> [STATED EXERCISE] Set the listing down unchanged, minus every embedded image.

> [SUPPLIED INFORMATION]
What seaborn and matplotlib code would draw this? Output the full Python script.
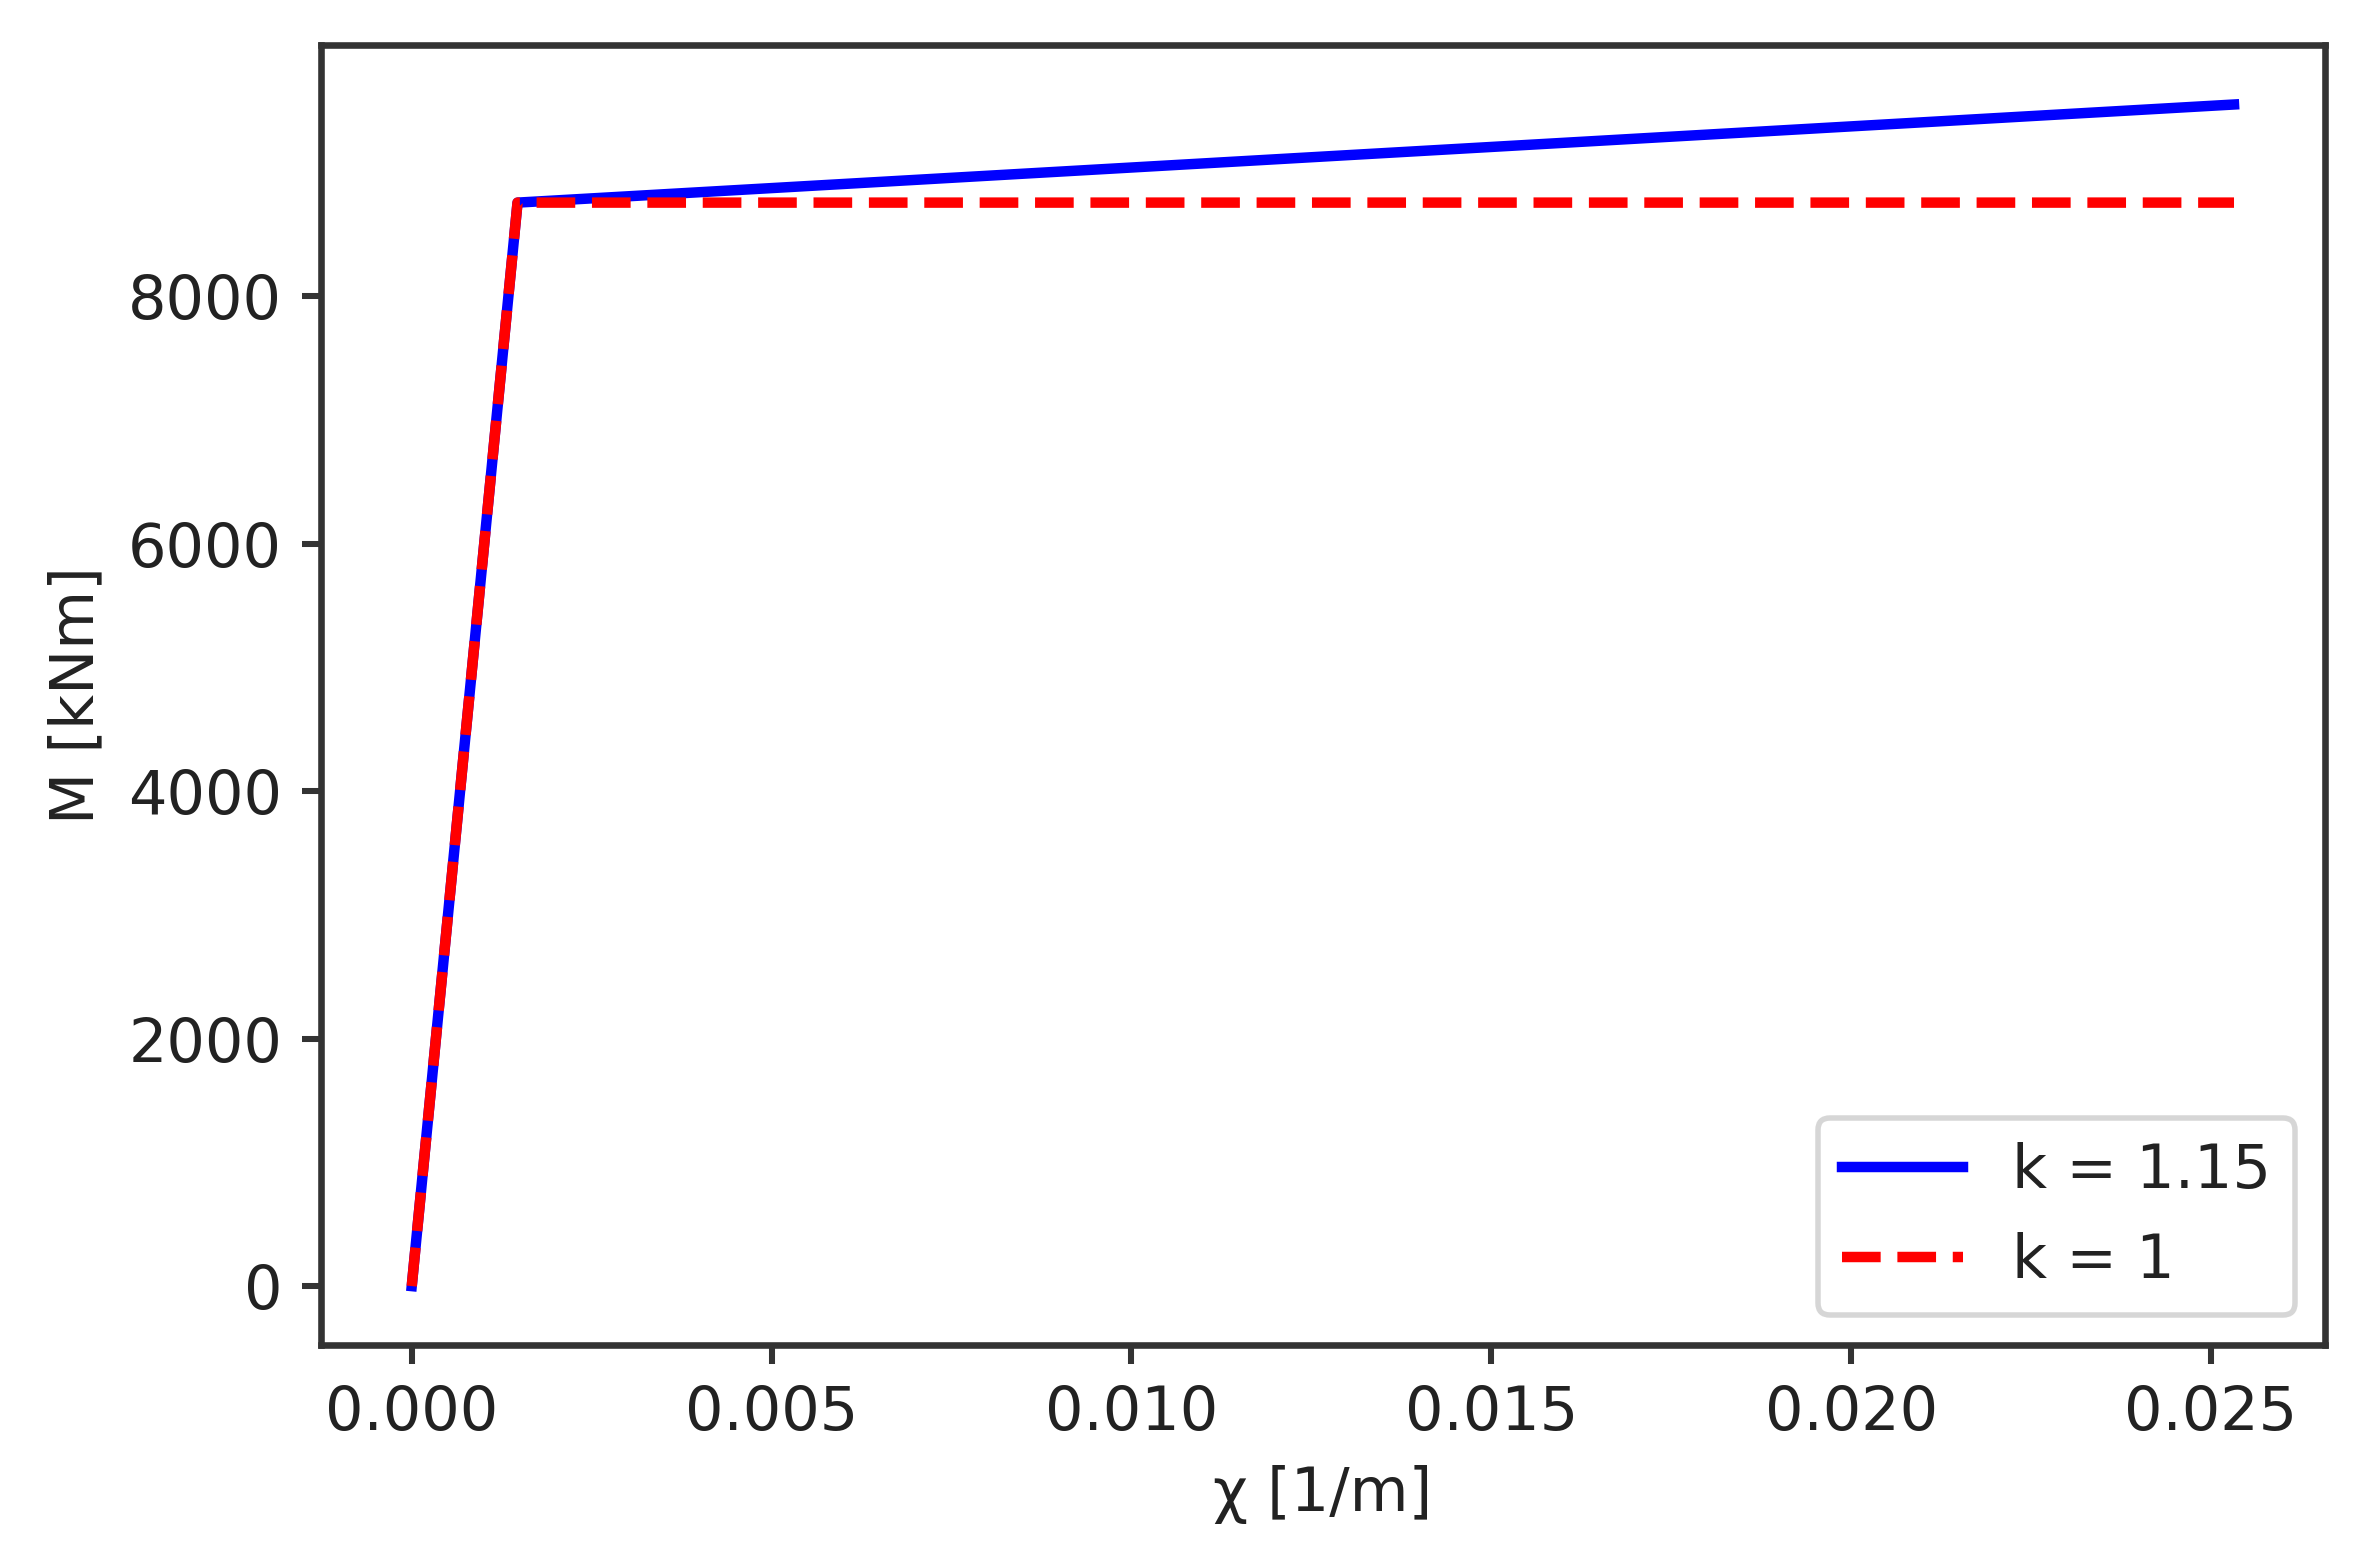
import numpy as np
import pandas as pd
import matplotlib
matplotlib.use("Agg")
import matplotlib.pyplot as plt
import seaborn as sns

# Data
chi_k115 = [0.0, 0.00147, 0.02532]
M_k115 = [0.0, 8757.0, 9550.0]
chi_k1 = [0.0, 0.00147, 0.02532]
M_k1 = [0.0, 8757.0, 8757.0]
labels = ["k = 1.15", "k = 1"]

df1 = pd.DataFrame({"chi": chi_k115, "M": M_k115})
df2 = pd.DataFrame({"chi": chi_k1, "M": M_k1})

plt.rcParams["font.size"] = 11
plt.rcParams["text.color"] = "#222222"
plt.rcParams["xtick.color"] = "#333333"
plt.rcParams["ytick.color"] = "#333333"
plt.rcParams["xtick.labelcolor"] = "#222222"
plt.rcParams["ytick.labelcolor"] = "#222222"
plt.rcParams["axes.labelcolor"] = "#222222"
plt.rcParams["axes.edgecolor"] = "#333333"
plt.rcParams["axes.linewidth"] = 1.2
plt.rcParams["xtick.major.width"] = 1.1
plt.rcParams["ytick.major.width"] = 1.1

DPI = 396
fig = plt.figure(figsize=(2375 / DPI, 1566 / DPI), dpi=DPI)
ax = fig.add_axes([0.135, 0.141, 0.979 - 0.135, 0.971 - 0.141])

sns.lineplot(data=df1, x="chi", y="M", sort=False, color="b", linestyle="-",
             linewidth=1.9, label=labels[0], ax=ax)
sns.lineplot(data=df2, x="chi", y="M", sort=False, color="r", linestyle="--",
             linewidth=1.9, label=labels[1], ax=ax)

ax.set_xlabel("χ [1/m]")
ax.set_ylabel("M [kNm]")
ax.set_xticks([0.0, 0.005, 0.010, 0.015, 0.020, 0.025])
ax.set_xticklabels(["0.000", "0.005", "0.010", "0.015", "0.020", "0.025"])
ax.set_yticks([0, 2000, 4000, 6000, 8000])
ax.legend(loc="lower right")

fig.savefig("out.png", dpi=DPI)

> [ANSWER BELOW]
What seaborn and matplotlib code would draw this? Output the full Python script.
import numpy as np
import pandas as pd
import matplotlib
matplotlib.use("Agg")
import matplotlib.pyplot as plt
import seaborn as sns

# Data
chi_k115 = [0.0, 0.00147, 0.02532]
M_k115 = [0.0, 8757.0, 9550.0]
chi_k1 = [0.0, 0.00147, 0.02532]
M_k1 = [0.0, 8757.0, 8757.0]
labels = ["k = 1.15", "k = 1"]

df1 = pd.DataFrame({"chi": chi_k115, "M": M_k115})
df2 = pd.DataFrame({"chi": chi_k1, "M": M_k1})

plt.rcParams["font.size"] = 11
plt.rcParams["text.color"] = "#222222"
plt.rcParams["xtick.color"] = "#333333"
plt.rcParams["ytick.color"] = "#333333"
plt.rcParams["xtick.labelcolor"] = "#222222"
plt.rcParams["ytick.labelcolor"] = "#222222"
plt.rcParams["axes.labelcolor"] = "#222222"
plt.rcParams["axes.edgecolor"] = "#333333"
plt.rcParams["axes.linewidth"] = 1.2
plt.rcParams["xtick.major.width"] = 1.1
plt.rcParams["ytick.major.width"] = 1.1

DPI = 396
fig = plt.figure(figsize=(2375 / DPI, 1566 / DPI), dpi=DPI)
ax = fig.add_axes([0.135, 0.141, 0.979 - 0.135, 0.971 - 0.141])

sns.lineplot(data=df1, x="chi", y="M", sort=False, color="b", linestyle="-",
             linewidth=1.9, label=labels[0], ax=ax)
sns.lineplot(data=df2, x="chi", y="M", sort=False, color="r", linestyle="--",
             linewidth=1.9, label=labels[1], ax=ax)

ax.set_xlabel("χ [1/m]")
ax.set_ylabel("M [kNm]")
ax.set_xticks([0.0, 0.005, 0.010, 0.015, 0.020, 0.025])
ax.set_xticklabels(["0.000", "0.005", "0.010", "0.015", "0.020", "0.025"])
ax.set_yticks([0, 2000, 4000, 6000, 8000])
ax.legend(loc="lower right")

fig.savefig("out.png", dpi=DPI)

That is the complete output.